Monday, 26 February 2007

Organic Box


Not long ago we started getting an organic vegetable box delivered from Riverford. The idea behind this was that it would provide

- less hassle
- interesting and seasonal vegetables
- fresher produce
- less food miles and packaging

It is something I now have a bit of a love hate relationship with. I love the produce (though have reached my parsnip limit- thank god for spring) but I can't help feeling a little smug and middle class. Its an issue I have about a lot of the more eco-friendly, ethical choices one can make. It often feels like I'm simply paying for them because they relieve a little middle class (student) guilt. And it doesn't seem fair that I get to feel morally superior to people who can't afford to eat differently. Although the organic box works out about the same as what I would spend in tescos on a similar amount of vegetables that is probably only because in tescos I tend to by vine tomatoes and charlotte potatoes. More to the point the price comparison does not come out well on, say, green and blacks chocolate, farmers market milk and butter, or free-range eggs. Once we get to organic ready meals the price issue has really got ridiculous, which is fine for me, because mostly I have the time to cook for myself. But that isn't true for everyone.

Its tempting to ask when food got so political, but its probably always been. More new is the idea that the food choices we make are moral choices. So buying organic equals good, not buying organic equals bad. The philosopher in me thinks that this is just too simplistic, and very confused from a moral point of view.

Organic produce from a supermarket may help you in that you aren't injesting pesticides and fertilisers on such a grand scale, but it doesn't guarentee less food miles, less packaging, or a fair price for the producer.
On the other hand non-organic produce from the famers market, or even the local grocer may well be less packaged, and have travelled less far, though its likely to have been sprayed.

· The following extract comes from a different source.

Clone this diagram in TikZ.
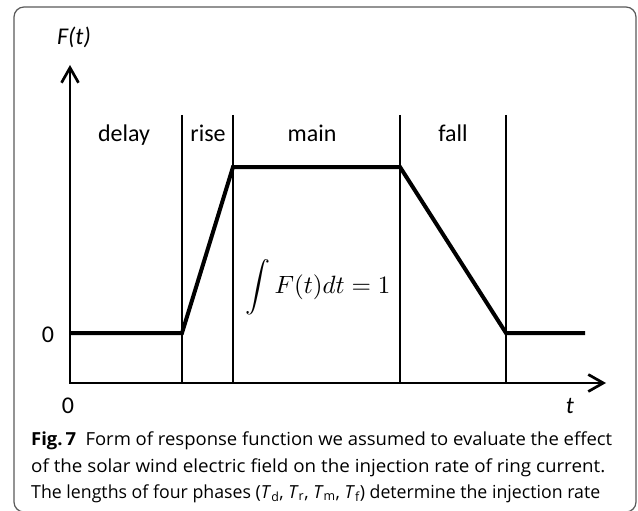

My point is that organic produce may well be a good choice from a self-centred point of view - I get to eat less pesticides - and may have some benefits in that land is not so intensively farmed. But it doesn't guarentee anything on what seem to me issues which affect everyone: food miles and packaging; much less guarentee a fair price for the farmer. These, it seems to me, are real moral issues, in that their outcomes affect others, not just myself. It seems to me that if we're going to get moral about food, we need to look at the complexity of the issues, because like most moral issues, it isn't simple. You only have to look at 'organic' salmon to see that.

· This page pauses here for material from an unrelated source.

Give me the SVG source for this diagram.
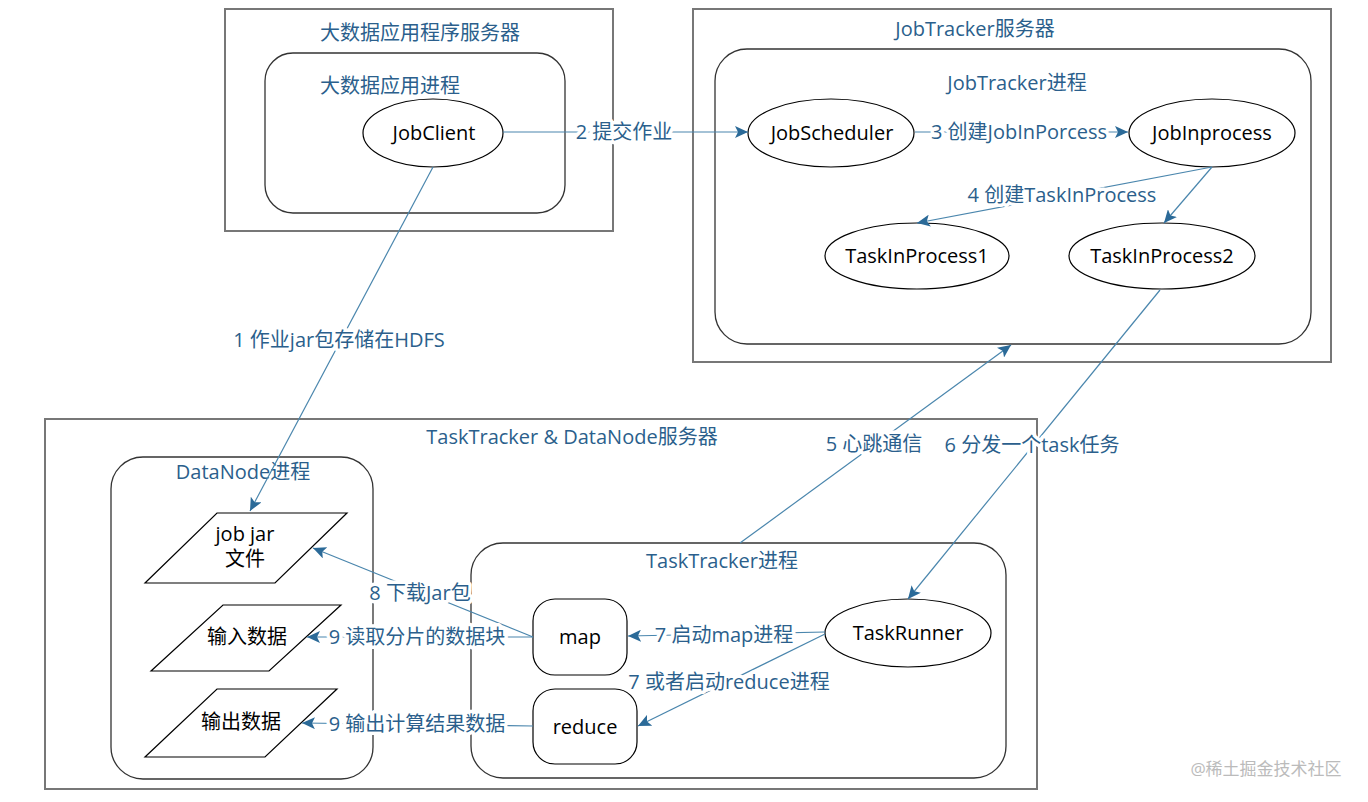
<svg xmlns="http://www.w3.org/2000/svg" width="1368" height="802" viewBox="0 0 1368 802">
<defs>
<marker id="arr" markerUnits="userSpaceOnUse" markerWidth="14" markerHeight="12" refX="13" refY="6" orient="auto">
<path d="M0,0 L13,6 L0,12 L3,6 z" fill="#2b6a98"/>
</marker>
<style>
text{font-family:"Open Sans","Noto Sans CJK SC",sans-serif;font-size:20px;text-anchor:middle}
.t{fill:#2b5f8c}
.lb{fill:#2b5f8c;stroke:#fff;stroke-width:7;stroke-linejoin:round;paint-order:stroke}
.n{fill:#000}
.outer{fill:none;stroke:#777;stroke-width:2}
.inner{fill:none;stroke:#333;stroke-width:1.3}
.node{fill:#fff;stroke:#000;stroke-width:1.2}
.c{fill:none;stroke:#4a86ad;stroke-width:1.2;marker-end:url(#arr)}
.wm{fill:#bbb;font-size:17px}
</style>
</defs>
<rect width="1368" height="802" fill="#fff"/>

<g id="app-server">
<rect class="outer" x="225" y="9" width="388" height="222"/>
<text class="t" x="420" y="40">大数据应用程序服务器</text>
</g>
<g id="app-process">
<rect class="inner" x="265" y="53" width="300" height="160" rx="28"/>
<text class="t" x="390" y="93">大数据应用进程</text>
</g>
<g id="jobclient">
<ellipse class="node" cx="433" cy="133" rx="70" ry="34"/>
<text class="n" x="434" y="140">JobClient</text>
</g>

<g id="jobtracker-server">
<rect class="outer" x="693" y="9" width="638" height="353"/>
<text class="t" x="975" y="36">JobTracker服务器</text>
</g>
<g id="jobtracker-process">
<rect class="inner" x="715" y="49" width="596" height="295" rx="32"/>
<text class="t" x="1017" y="90">JobTracker进程</text>
</g>
<g id="jobscheduler">
<ellipse class="node" cx="831" cy="133" rx="83" ry="34"/>
<text class="n" x="832" y="140">JobScheduler</text>
</g>
<g id="jobinprocess">
<ellipse class="node" cx="1212" cy="133" rx="83" ry="34"/>
<text class="n" x="1212" y="140">JobInprocess</text>
</g>
<g id="taskinprocess1">
<ellipse class="node" cx="917" cy="256" rx="92" ry="33"/>
<text class="n" x="917" y="263">TaskInProcess1</text>
</g>
<g id="taskinprocess2">
<ellipse class="node" cx="1162" cy="256" rx="93" ry="33"/>
<text class="n" x="1162" y="263">TaskInProcess2</text>
</g>

<g id="tasktracker-server">
<rect class="outer" x="45" y="419" width="992" height="370"/>
<text class="t" x="572" y="444">TaskTracker &amp; DataNode服务器</text>
</g>
<g id="datanode-process">
<rect class="inner" x="111" y="457" width="262" height="322" rx="32"/>
<text class="t" x="243" y="479">DataNode进程</text>
</g>
<g id="jobjar">
<polygon class="node" points="217,513 347,513 275,583 145,583"/>
<text class="n" x="245" y="541">job jar</text>
<text class="n" x="245" y="566">文件</text>
</g>
<g id="input-data">
<polygon class="node" points="223,605 341,605 269,671 151,671"/>
<text class="n" x="247" y="644">输入数据</text>
</g>
<g id="output-data">
<polygon class="node" points="217,689 337,689 265,757 145,757"/>
<text class="n" x="241" y="729">输出数据</text>
</g>
<g id="tasktracker-process">
<rect class="inner" x="471" y="543" width="535" height="235" rx="32"/>
<text class="t" x="722" y="568">TaskTracker进程</text>
</g>
<g id="map">
<rect class="node" x="533" y="599" width="94" height="76" rx="22"/>
<text class="n" x="580" y="644">map</text>
</g>
<g id="reduce">
<rect class="node" x="533" y="689" width="104" height="75" rx="22"/>
<text class="n" x="585" y="734">reduce</text>
</g>
<g id="taskrunner">
<ellipse class="node" cx="908" cy="633" rx="83" ry="34"/>
<text class="n" x="908" y="640">TaskRunner</text>
</g>

<g id="connectors">
<line class="c" x1="433" y1="167" x2="250" y2="511"/>
<line class="c" x1="503" y1="132" x2="748" y2="132"/>
<line class="c" x1="915" y1="132" x2="1128" y2="132"/>
<line class="c" x1="1212" y1="167" x2="917" y2="223"/>
<line class="c" x1="1212" y1="167" x2="1164" y2="223"/>
<line class="c" x1="740" y1="543" x2="1011" y2="345"/>
<line class="c" x1="1160" y1="290" x2="908" y2="599"/>
<line class="c" x1="825" y1="632" x2="628" y2="636"/>
<line class="c" x1="825" y1="634" x2="638" y2="726"/>
<line class="c" x1="533" y1="637" x2="313" y2="548"/>
<line class="c" x1="533" y1="637" x2="307" y2="637"/>
<line class="c" x1="533" y1="726" x2="302" y2="723"/>
<text class="lb" x="339" y="347">1 作业jar包存储在HDFS</text>
<text class="lb" x="624" y="139">2 提交作业</text>
<text class="lb" x="1019" y="139">3 创建JobInPorcess</text>
<text class="lb" x="1062" y="202">4 创建TaskInProcess</text>
<text class="lb" x="874" y="451">5 心跳通信</text>
<text class="lb" x="1032" y="452">6 分发一个task任务</text>
<text class="lb" x="724" y="642">7 启动map进程</text>
<text class="lb" x="729" y="689">7 或者启动reduce进程</text>
<text class="lb" x="420" y="600">8 下载Jar包</text>
<text class="lb" x="417" y="644">9 读取分片的数据块</text>
<text class="lb" x="417" y="731">9 输出计算结果数据</text>
</g>
<text class="wm" x="1266" y="775">@稀土掘金技术社区</text>
</svg>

Still, I think what makes me happiest about the veg box is not knowing what I'm going to get. I went to the farmers market yesterday and bought a big bunch of tightly packed purple sprouting. But it didn't make nearly as happy as the big box of surprises which arrived today. Lovely little tightly packed fennel, paper skinned shallots, brocolli, and leeks among the root vegetables.

And just like that all my doubts fell away...

1 comment:

Anonymous said...

How about trying a small local scheme instead of Riverford/River Nene etc?

Only Organic or Veg in Clover spring to mind.